Was this outfit coercion or choice?

 
Was this outfit coercion or choice?
 
 
The average person doesn't care about the sleazy stuff that goes on behind the scenes in Hollywood.  Even if they did, it is beyond their control to do anything about it.  As long as an aspiring actress is willing to sleep with a producer for a job, we will have the casting couch.  It is the choice of the starlet to sell her body for the possibility of fame and fortune.  Mickey Rourke said, "There's ways you get a job and ways you get a job."  The sleaziest proposition is just a proposition.  The starlet has the option of accepting or rejecting the proposition.

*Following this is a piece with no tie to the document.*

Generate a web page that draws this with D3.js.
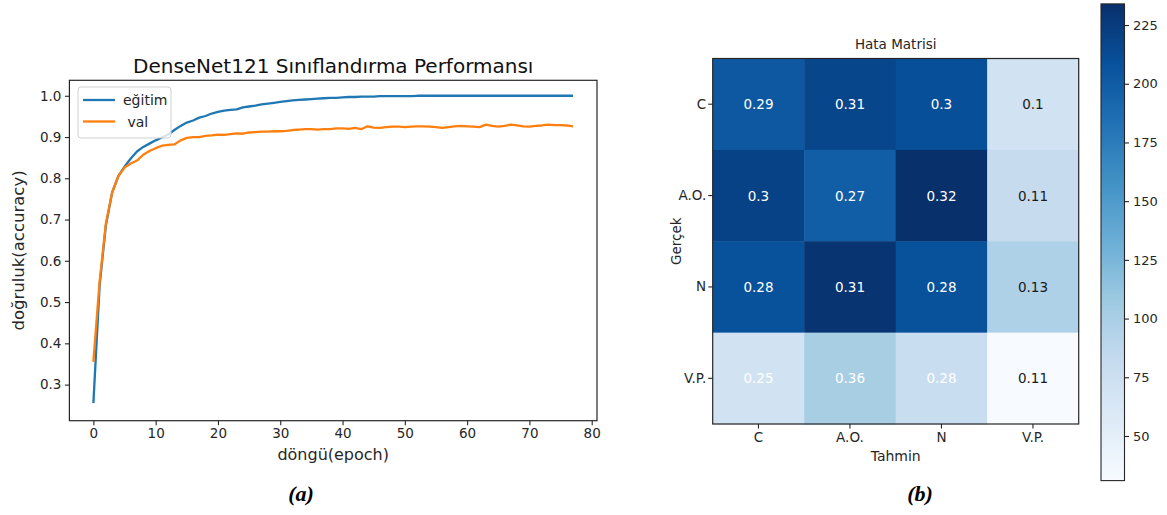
<!DOCTYPE html>
<html><head><meta charset="utf-8">
<script src="https://cdn.jsdelivr.net/npm/d3@7"></script>
<style>
body{margin:0;background:#fff}
svg{display:block}
text{font-family:"DejaVu Sans",sans-serif}
</style>
</head><body>
<svg id="c" width="1167" height="515"></svg>
<script>
// ---------- data: accuracy curves (epoch index 0..77) ----------
const trainAcc = [0.255,0.54,0.685,0.765,0.805,0.828,0.848,0.865,0.876,0.884,
  0.892,0.899,0.906,0.917,0.927,0.935,0.940,0.947,0.951,0.957,
  0.961,0.964,0.966,0.967,0.972,0.974,0.976,0.979,0.981,0.983,
  0.985,0.987,0.989,0.990,0.991,0.992,0.993,0.994,0.995,0.995,
  0.996,0.997,0.997,0.998,0.998,0.998,0.999,0.999,0.999,0.999,
  0.999,0.999,1.0,1.0,1.0,1.0,1.0,1.0,1.0,1.0,
  1.0,1.0,1.0,1.0,1.0,1.0,1.0,1.0,1.0,1.0,
  1.0,1.0,1.0,1.0,1.0,1.0,1.0,1.0];
const valAcc = [0.355,0.55,0.69,0.765,0.805,0.826,0.836,0.843,0.857,0.866,
  0.873,0.879,0.881,0.882,0.892,0.898,0.900,0.900,0.903,0.904,
  0.906,0.905,0.907,0.909,0.908,0.911,0.912,0.913,0.913,0.914,
  0.914,0.915,0.917,0.918,0.919,0.919,0.918,0.919,0.919,0.921,
  0.921,0.920,0.922,0.919,0.926,0.923,0.922,0.924,0.925,0.925,
  0.924,0.925,0.926,0.926,0.925,0.924,0.922,0.924,0.926,0.927,
  0.926,0.925,0.924,0.930,0.927,0.925,0.927,0.930,0.928,0.926,
  0.925,0.927,0.928,0.930,0.929,0.929,0.928,0.926];
const seriesNames = ["eğitim", " val"];
const xTicks = [0,10,20,30,40,50,60,70,80];
const yTicks = [0.3,0.4,0.5,0.6,0.7,0.8,0.9,1.0];

// ---------- data: confusion matrix ----------
const classes = ["C","A.O.","N","V.P."];
const normValues = [[0.29,0.31,0.3,0.1],[0.3,0.27,0.32,0.11],[0.28,0.31,0.28,0.13],[0.25,0.36,0.28,0.11]];
const counts = [[203,217,210,70],[220,198,234,81],[209,231,209,97],[70,101,79,31]];
const cbTicks = [50,75,100,125,150,175,200,225];

const svg = d3.select("#c");
const ink = "#262626";

// ================= left: line chart =================
const xL = d3.scaleLinear().domain([-3.85, 80.85]).range([69.4, 597]);
const yL = d3.scaleLinear().domain([0.2125, 1.0375]).range([420.7, 80.3]);

const gL = svg.append("g");
const line = d3.line().x((d,i)=>xL(i)).y(d=>yL(d));
gL.append("path").datum(trainAcc).attr("d", line).attr("fill","none")
  .attr("stroke","#1f77b4").attr("stroke-width",2.3).attr("stroke-linejoin","round");
gL.append("path").datum(valAcc).attr("d", line).attr("fill","none")
  .attr("stroke","#ff7f0e").attr("stroke-width",2.3).attr("stroke-linejoin","round");

const ax = gL.append("g").attr("transform",`translate(0,${yL.range()[0]})`)
  .call(d3.axisBottom(xL).tickValues(xTicks).tickFormat(d3.format("d")).tickSize(4.5).tickPadding(3.5));
const ay = gL.append("g").attr("transform",`translate(${xL.range()[0]},0)`)
  .call(d3.axisLeft(yL).tickValues(yTicks).tickFormat(d3.format(".1f")).tickSize(4.5).tickPadding(3.5));
[ax, ay].forEach(a=>{
  a.select(".domain").remove();
  a.selectAll("line").attr("stroke",ink).attr("stroke-width",1.1);
  a.selectAll("text").attr("fill",ink).style("font-size","13.5px");
});
gL.append("rect").attr("x",xL.range()[0]).attr("y",yL.range()[1])
  .attr("width",xL.range()[1]-xL.range()[0]).attr("height",yL.range()[0]-yL.range()[1])
  .attr("fill","none").attr("stroke",ink).attr("stroke-width",1.2);

gL.append("text").attr("x",(xL.range()[0]+xL.range()[1])/2).attr("y",73)
  .attr("text-anchor","middle").style("font-size","20px").attr("fill","#111")
  .text("DenseNet121 Sınıflandırma Performansı");
gL.append("text").attr("x",(xL.range()[0]+xL.range()[1])/2).attr("y",460)
  .attr("text-anchor","middle").style("font-size","16px").attr("fill",ink).text("döngü(epoch)");
gL.append("text").attr("transform",`translate(24,${(yL.range()[0]+yL.range()[1])/2}) rotate(-90)`)
  .attr("text-anchor","middle").style("font-size","16.5px").attr("fill",ink).text("doğruluk(accuracy)");

// legend
const lg = gL.append("g");
lg.append("rect").attr("x",78).attr("y",87).attr("width",93).attr("height",51).attr("rx",3)
  .attr("fill","#fff").attr("fill-opacity",0.8).attr("stroke","#d0d0d0").attr("stroke-width",1);
const lcols = ["#1f77b4","#ff7f0e"];
seriesNames.forEach((n,i)=>{
  const yy = 100 + i*21.5;
  lg.append("line").attr("x1",83).attr("x2",115).attr("y1",yy).attr("y2",yy)
    .attr("stroke",lcols[i]).attr("stroke-width",2.3);
  lg.append("text").attr("x",123).attr("y",yy+5).style("font-size","14px").attr("fill",ink)
    .attr("xml:space","preserve").style("white-space","pre").text(n);
});

// ================= right: confusion matrix =================
const flat = counts.flat();
const vmin = d3.min(flat), vmax = d3.max(flat);
const blues = ["#f7fbff","#deebf7","#c6dbef","#9ecae1","#6baed6","#4292c6","#2171b5","#08519c","#08306b"];
const color = d3.scaleLinear().domain(blues.map((b,i)=>vmin + i*(vmax-vmin)/(blues.length-1))).range(blues);

const xH = d3.scaleBand().domain(classes).range([712.7, 1078.7]);
const yH = d3.scaleBand().domain(classes).range([58.5, 424]);
const gH = svg.append("g");
const thresh = d3.max(normValues.flat())/2;
classes.forEach((r,i)=>{
  classes.forEach((c,j)=>{
    gH.append("rect").attr("x",xH(c)).attr("y",yH(r)).attr("width",xH.bandwidth()+0.5).attr("height",yH.bandwidth()+0.5)
      .attr("fill",color(counts[i][j]));
    gH.append("text").attr("x",xH(c)+xH.bandwidth()/2).attr("y",yH(r)+yH.bandwidth()/2+5)
      .attr("text-anchor","middle").style("font-size","13.5px")
      .attr("fill", normValues[i][j] > thresh ? "#fff" : "#1a1a1a").text(normValues[i][j]);
  });
});
gH.append("rect").attr("x",xH.range()[0]).attr("y",yH.range()[0])
  .attr("width",xH.range()[1]-xH.range()[0]).attr("height",yH.range()[1]-yH.range()[0])
  .attr("fill","none").attr("stroke",ink).attr("stroke-width",1.2);
const hx = gH.append("g").attr("transform",`translate(0,${yH.range()[1]})`)
  .call(d3.axisBottom(xH).tickSize(4.5).tickPadding(4));
const hy = gH.append("g").attr("transform",`translate(${xH.range()[0]},0)`)
  .call(d3.axisLeft(yH).tickSize(4.5).tickPadding(2));
[hx,hy].forEach(a=>{
  a.select(".domain").remove();
  a.selectAll("line").attr("stroke",ink).attr("stroke-width",1.1);
  a.selectAll("text").attr("fill",ink).style("font-size","13.5px");
});
gH.append("text").attr("x",(xH.range()[0]+xH.range()[1])/2).attr("y",49)
  .attr("text-anchor","middle").style("font-size","13.5px").attr("fill",ink).text("Hata Matrisi");
gH.append("text").attr("x",(xH.range()[0]+xH.range()[1])/2).attr("y",461)
  .attr("text-anchor","middle").style("font-size","14px").attr("fill",ink).text("Tahmin");
gH.append("text").attr("transform",`translate(681,${(yH.range()[0]+yH.range()[1])/2}) rotate(-90)`)
  .attr("text-anchor","middle").style("font-size","13.5px").attr("fill",ink).text("Gerçek");

// colorbar
const cbX = 1101, cbW = 23.5;
const cbY = d3.scaleLinear().domain([vmin, vmax]).range([480.6, 3.9]);
const defs = svg.append("defs");
const grad = defs.append("linearGradient").attr("id","cbg").attr("x1",0).attr("y1",1).attr("x2",0).attr("y2",0);
color.domain().forEach((v,i)=>{
  grad.append("stop").attr("offset",(v-vmin)/(vmax-vmin)).attr("stop-color",color(v));
});
const gC = svg.append("g");
gC.append("rect").attr("x",cbX).attr("y",cbY(vmax)).attr("width",cbW).attr("height",cbY(vmin)-cbY(vmax))
  .attr("fill","url(#cbg)").attr("stroke",ink).attr("stroke-width",1.1);
const cax = gC.append("g").attr("transform",`translate(${cbX+cbW},0)`)
  .call(d3.axisRight(cbY).tickValues(cbTicks).tickSize(4.5).tickPadding(4));
cax.select(".domain").remove();
cax.selectAll("line").attr("stroke",ink).attr("stroke-width",1.1);
cax.selectAll("text").attr("fill",ink).style("font-size","13px");

// captions
svg.append("text").attr("x",301).attr("y",501).attr("text-anchor","middle")
  .style("font-family","'Liberation Serif','Times New Roman',serif").style("font-weight","bold").style("font-style","italic")
  .style("font-size","22px").attr("fill","#000").text("(a)");
svg.append("text").attr("x",920).attr("y",501).attr("text-anchor","middle")
  .style("font-family","'Liberation Serif','Times New Roman',serif").style("font-weight","bold").style("font-style","italic")
  .style("font-size","22px").attr("fill","#000").text("(b)");
</script>
</body></html>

Kirsten Dunst, who worked with Newton in Interview with a Vampire (1994), was once asked in an interview if she was ever pressured by a director to have sex.  She said, "No.  I don’t give off that vibe.  I think that you court that stuff, and to me it’s crossing a boundary that would hinder the trust in your working relationship."  Feminists were infuriated with Dunst over this remark.  This was, in their minds, blaming the victim.  Her remarks were reshaped by angry bloggers into blunt and provocative statements.  It was claimed that, in essence, Dunst said, "If you end up on a casting couch, it’s because you were probably a slut to begin with."  Allison of dlisted wrote, "So, let me get this straight – basically she’s saying is that if you find yourself in a casting couch situation, it’s because you were asking for it?"  Some actors come into an audition with feeling that they'll do anything for the role.  That's the sort of desperation and vulnerability that is sensed immediately by a sexual predator.  But be strong and say "no."

You should never be harassed in any way when you apply for a job.  There's no question about that.  But I do not believe that an actress lacks control in the situation.  Keep your dignity.  Leave your resume.